Aldo van den Berg

Personal information
- Full name: Adolf Matthys van den Berg
- Born: 9 March 1978 Randfontein, Transvaal, South Africa
- Died: 24 June 2023 (aged 45)
- Nickname: Zolla
- Batting: Right-handed
- Bowling: Right-arm off spin
- Role: All-rounder

Domestic team information
- 1997–1999: Gauteng
- 1999: South Africa Academy
- 1999–2006: Easterns
- 2006–2007: Mpumalanga

Career statistics
| Competition | FC | LA |
| Matches | 34 | 30 |
| Runs scored | 1,349 | 283 |
| Batting average | 22.86 | 14.15 |
| 100s/50s | 2/6 | 0/1 |
| Top score | 103 | 65 |
| Balls bowled | 3,448 | 868 |
| Wickets | 50 | 22 |
| Bowling average | 33.32 | 30.40 |
| 5 wickets in innings | 3 | 0 |
| 10 wickets in match | 0 | n/a |
| Best bowling | 5/49 | 3/36 |
| Catches/stumpings | 15/– | 6/1 |
- Source: ESPNCricinfo, 1 September 2015

= Aldo van den Berg =

South African cricketer

Adolf Matthys "Aldo" van den Berg (9 March 1978 – 24 June 2023) was a South African cricketer whose domestic career spanned from 1997 to 2007. A right-handed all-rounder, he played matches for Gauteng, Easterns (which he briefly captained), and Mpumalanga.

Born in Randfontein, van den Berg played for a representative South African Schools team during the 1996–97 season, and the following season, aged 19, made his senior debut for Gauteng, against Easterns in the one-day Standard Bank League. He played two more matches in the same competition the next season, and in July 1999 was selected to tour Ireland and Scotland with the South African Academy team, making his first-class debut as the side's captain. For the 1999–00 domestic season, van den Berg switched to playing for Easterns, where he became a regular in both the one-day and three-day formats. Prior to the 2006–07 season, he switched to Mpumalanga, which had been granted first-class status on a trial basis. In his only season, he was the team's leading wicket-taker in both the three-day and the one-day competition. However, the team did not perform well enough to secure a first-class status for the following season, which meant an end to van den Berg's career at that level.

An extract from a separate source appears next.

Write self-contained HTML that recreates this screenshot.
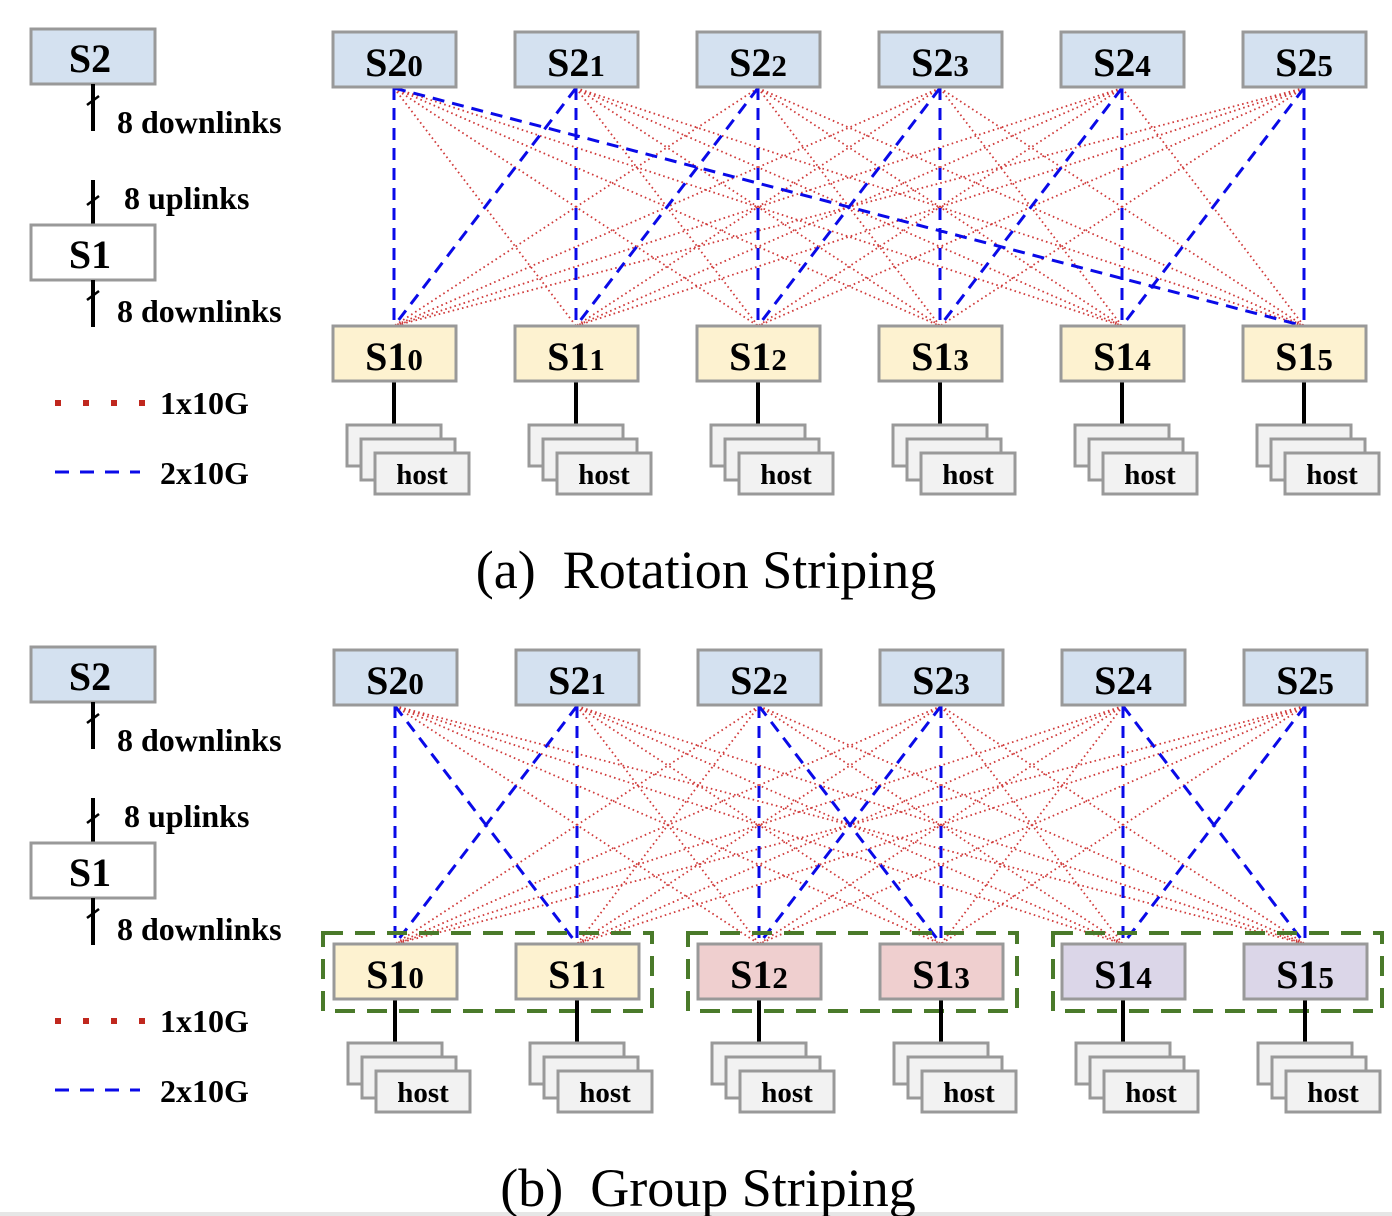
<!DOCTYPE html>
<html><head><meta charset="utf-8"><style>
html,body{margin:0;padding:0;background:#fff;}
svg{display:block;}
text{font-family:"Liberation Serif",serif;}
.n{font-size:40px;font-weight:bold;text-anchor:middle;}
.n tspan{font-size:31px;}
.h{font-size:29px;font-weight:bold;text-anchor:middle;}
.l{font-size:32px;font-weight:bold;}
.t{font-size:54px;text-anchor:middle;}
.s2{fill:#d4e1f0;stroke:#999;stroke-width:3;}
.s1{fill:#fdf2d0;stroke:#999;stroke-width:3;}
.hb{fill:#f2f2f2;stroke:#999;stroke-width:3;}
.red{stroke:#d03a3a;stroke-width:1.8;stroke-dasharray:1.6 3.2;fill:none;}
.blue{stroke:#0a0ae8;stroke-width:3;stroke-dasharray:12 8;fill:none;}
</style></head><body>
<svg width="1392" height="1216" viewBox="0 0 1392 1216" xmlns="http://www.w3.org/2000/svg">
<rect x="0" y="1212" width="1392" height="4" fill="#e6e6e6"/>

<g>
<rect x="31" y="29" width="124" height="55" class="s2"/>
<text x="90" y="72" class="n">S2</text>
<line x1="93" y1="84" x2="93" y2="131" stroke="#000" stroke-width="4"/>
<line x1="87" y1="105" x2="99" y2="96" stroke="#000" stroke-width="2.5"/>
<text x="117" y="133" class="l">8 downlinks</text>
<line x1="93" y1="180" x2="93" y2="225" stroke="#000" stroke-width="4"/>
<line x1="87" y1="205" x2="99" y2="196" stroke="#000" stroke-width="2.5"/>
<text x="124" y="209" class="l">8 uplinks</text>
<rect x="31" y="225" width="124" height="55" fill="#fff" stroke="#999" stroke-width="3"/>
<text x="90" y="268" class="n">S1</text>
<line x1="93" y1="280" x2="93" y2="327" stroke="#000" stroke-width="4"/>
<line x1="87" y1="300" x2="99" y2="291" stroke="#000" stroke-width="2.5"/>
<text x="117" y="322" class="l">8 downlinks</text>
<line x1="55" y1="403" x2="148" y2="403" stroke="#c0281e" stroke-width="6" stroke-dasharray="6 22"/>
<text x="160" y="414" class="l">1x10G</text>
<line x1="55" y1="472" x2="140" y2="472" stroke="#0a0ae8" stroke-width="3" stroke-dasharray="14 11"/>
<text x="160" y="484" class="l">2x10G</text>

<path class="red" d="M394 88L576 326M394 88L758 326M394 88L940 326M394 88L1122 326
M576 88L758 326M576 88L940 326M576 88L1122 326M576 88L1304 326
M758 88L394 326M758 88L940 326M758 88L1122 326M758 88L1304 326
M940 88L394 326M940 88L576 326M940 88L1122 326M940 88L1304 326
M1122 88L394 326M1122 88L576 326M1122 88L758 326M1122 88L1304 326
M1304 88L394 326M1304 88L576 326M1304 88L758 326M1304 88L940 326"/>
<path class="blue" d="M394 88L394 326M576 88L576 326M758 88L758 326M940 88L940 326M1122 88L1122 326M1304 88L1304 326
M576 88L394 326M758 88L576 326M940 88L758 326M1122 88L940 326M1304 88L1122 326M394 88L1304 326"/>

<rect x="333" y="32" width="123" height="55" class="s2"/><text x="394" y="76" class="n">S2<tspan>0</tspan></text>
<rect x="515" y="32" width="123" height="55" class="s2"/><text x="576" y="76" class="n">S2<tspan>1</tspan></text>
<rect x="697" y="32" width="123" height="55" class="s2"/><text x="758" y="76" class="n">S2<tspan>2</tspan></text>
<rect x="879" y="32" width="123" height="55" class="s2"/><text x="940" y="76" class="n">S2<tspan>3</tspan></text>
<rect x="1061" y="32" width="123" height="55" class="s2"/><text x="1122" y="76" class="n">S2<tspan>4</tspan></text>
<rect x="1243" y="32" width="123" height="55" class="s2"/><text x="1304" y="76" class="n">S2<tspan>5</tspan></text>

<path d="M394 381V424M576 381V424M758 381V424M940 381V424M1122 381V424M1304 381V424" stroke="#000" stroke-width="4"/>
<rect x="333" y="326" width="123" height="55" class="s1"/><text x="394" y="370" class="n">S1<tspan>0</tspan></text>
<rect x="515" y="326" width="123" height="55" class="s1"/><text x="576" y="370" class="n">S1<tspan>1</tspan></text>
<rect x="697" y="326" width="123" height="55" class="s1"/><text x="758" y="370" class="n">S1<tspan>2</tspan></text>
<rect x="879" y="326" width="123" height="55" class="s1"/><text x="940" y="370" class="n">S1<tspan>3</tspan></text>
<rect x="1061" y="326" width="123" height="55" class="s1"/><text x="1122" y="370" class="n">S1<tspan>4</tspan></text>
<rect x="1243" y="326" width="123" height="55" class="s1"/><text x="1304" y="370" class="n">S1<tspan>5</tspan></text>

<g id="ha">
<rect x="347" y="425" width="94" height="41" class="hb"/><rect x="361" y="439" width="94" height="41" class="hb"/><rect x="375" y="453" width="94" height="41" class="hb"/>
</g>
<use href="#ha" x="182"/><use href="#ha" x="364"/><use href="#ha" x="546"/><use href="#ha" x="728"/><use href="#ha" x="910"/>
<text x="422" y="484" class="h">host</text><text x="604" y="484" class="h">host</text><text x="786" y="484" class="h">host</text>
<text x="968" y="484" class="h">host</text><text x="1150" y="484" class="h">host</text><text x="1332" y="484" class="h">host</text>

<text x="706" y="588" class="t">(a)&#160; Rotation Striping</text>
</g>

<g transform="translate(0,618)">
<rect x="31" y="29" width="124" height="55" class="s2"/>
<text x="90" y="72" class="n">S2</text>
<line x1="93" y1="84" x2="93" y2="131" stroke="#000" stroke-width="4"/>
<line x1="87" y1="105" x2="99" y2="96" stroke="#000" stroke-width="2.5"/>
<text x="117" y="133" class="l">8 downlinks</text>
<line x1="93" y1="180" x2="93" y2="225" stroke="#000" stroke-width="4"/>
<line x1="87" y1="205" x2="99" y2="196" stroke="#000" stroke-width="2.5"/>
<text x="124" y="209" class="l">8 uplinks</text>
<rect x="31" y="225" width="124" height="55" fill="#fff" stroke="#999" stroke-width="3"/>
<text x="90" y="268" class="n">S1</text>
<line x1="93" y1="280" x2="93" y2="327" stroke="#000" stroke-width="4"/>
<line x1="87" y1="300" x2="99" y2="291" stroke="#000" stroke-width="2.5"/>
<text x="117" y="322" class="l">8 downlinks</text>
<line x1="55" y1="403" x2="148" y2="403" stroke="#c0281e" stroke-width="6" stroke-dasharray="6 22"/>
<text x="160" y="414" class="l">1x10G</text>
<line x1="55" y1="472" x2="140" y2="472" stroke="#0a0ae8" stroke-width="3" stroke-dasharray="14 11"/>
<text x="160" y="484" class="l">2x10G</text>
</g>

<g>
<path class="red" d="M395 706L759 944M395 706L941 944M395 706L1123 944M395 706L1305 944
M577 706L759 944M577 706L941 944M577 706L1123 944M577 706L1305 944
M759 706L395 944M759 706L577 944M759 706L1123 944M759 706L1305 944
M941 706L395 944M941 706L577 944M941 706L1123 944M941 706L1305 944
M1123 706L395 944M1123 706L577 944M1123 706L759 944M1123 706L941 944
M1305 706L395 944M1305 706L577 944M1305 706L759 944M1305 706L941 944"/>
<path class="blue" d="M395 706L395 944M577 706L577 944M759 706L759 944M941 706L941 944M1123 706L1123 944M1305 706L1305 944
M395 706L577 944M577 706L395 944M759 706L941 944M941 706L759 944M1123 706L1305 944M1305 706L1123 944"/>

<rect x="334" y="650" width="123" height="55" class="s2"/><text x="395" y="694" class="n">S2<tspan>0</tspan></text>
<rect x="516" y="650" width="123" height="55" class="s2"/><text x="577" y="694" class="n">S2<tspan>1</tspan></text>
<rect x="698" y="650" width="123" height="55" class="s2"/><text x="759" y="694" class="n">S2<tspan>2</tspan></text>
<rect x="880" y="650" width="123" height="55" class="s2"/><text x="941" y="694" class="n">S2<tspan>3</tspan></text>
<rect x="1062" y="650" width="123" height="55" class="s2"/><text x="1123" y="694" class="n">S2<tspan>4</tspan></text>
<rect x="1244" y="650" width="123" height="55" class="s2"/><text x="1305" y="694" class="n">S2<tspan>5</tspan></text>

<g fill="none" stroke="#4a7a2a" stroke-width="4" stroke-dasharray="20 12">
<rect x="323" y="933" width="329" height="78"/>
<rect x="688" y="933" width="329" height="78"/>
<rect x="1053" y="933" width="329" height="78"/>
</g>

<path d="M395 999V1042M577 999V1042M759 999V1042M941 999V1042M1123 999V1042M1305 999V1042" stroke="#000" stroke-width="4"/>
<rect x="334" y="944" width="123" height="55" class="s1"/><text x="395" y="988" class="n">S1<tspan>0</tspan></text>
<rect x="516" y="944" width="123" height="55" class="s1"/><text x="577" y="988" class="n">S1<tspan>1</tspan></text>
<rect x="698" y="944" width="123" height="55" fill="#efcfcf" stroke="#999" stroke-width="3"/><text x="759" y="988" class="n">S1<tspan>2</tspan></text>
<rect x="880" y="944" width="123" height="55" fill="#efcfcf" stroke="#999" stroke-width="3"/><text x="941" y="988" class="n">S1<tspan>3</tspan></text>
<rect x="1062" y="944" width="123" height="55" fill="#dbd6e8" stroke="#999" stroke-width="3"/><text x="1123" y="988" class="n">S1<tspan>4</tspan></text>
<rect x="1244" y="944" width="123" height="55" fill="#dbd6e8" stroke="#999" stroke-width="3"/><text x="1305" y="988" class="n">S1<tspan>5</tspan></text>

<use href="#ha" x="1" y="618"/><use href="#ha" x="183" y="618"/><use href="#ha" x="365" y="618"/><use href="#ha" x="547" y="618"/><use href="#ha" x="729" y="618"/><use href="#ha" x="911" y="618"/>
<text x="423" y="1102" class="h">host</text><text x="605" y="1102" class="h">host</text><text x="787" y="1102" class="h">host</text>
<text x="969" y="1102" class="h">host</text><text x="1151" y="1102" class="h">host</text><text x="1333" y="1102" class="h">host</text>

<text x="708" y="1206" class="t">(b)&#160; Group Striping</text>
</g>
</svg>
</body></html>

Van den Berg captained Easterns in four first-class matches during the 2001–02 season, in the absence of the regular captain, Derek Crookes. Of the four matches, his team won two, lost one, and drew one. In 34 first-class matches overall, van den Berg recorded two centuries and six half-centuries, with his highest score, 103, coming for Easterns against the touring India A team in March 2002. The other century was made for Mpumalanga against Namibia in November 2006, a score of 100 not out out of a team total of 184. Van den Berg's off-spin garnered him 50 first-class wickets at an average of 33.32, including three five-wicket hauls. Two of those were made for Mpumalanga during the 2006–07 season, while his best figures, 5/49, came against Boland in March 2004. Van den Berg's returns in the one-day format were much diminished, with his 30 matches yielding only 22 wickets and a single half-century (65 against Free State in March 2006).

Van den Berg's death was reported in June 2023.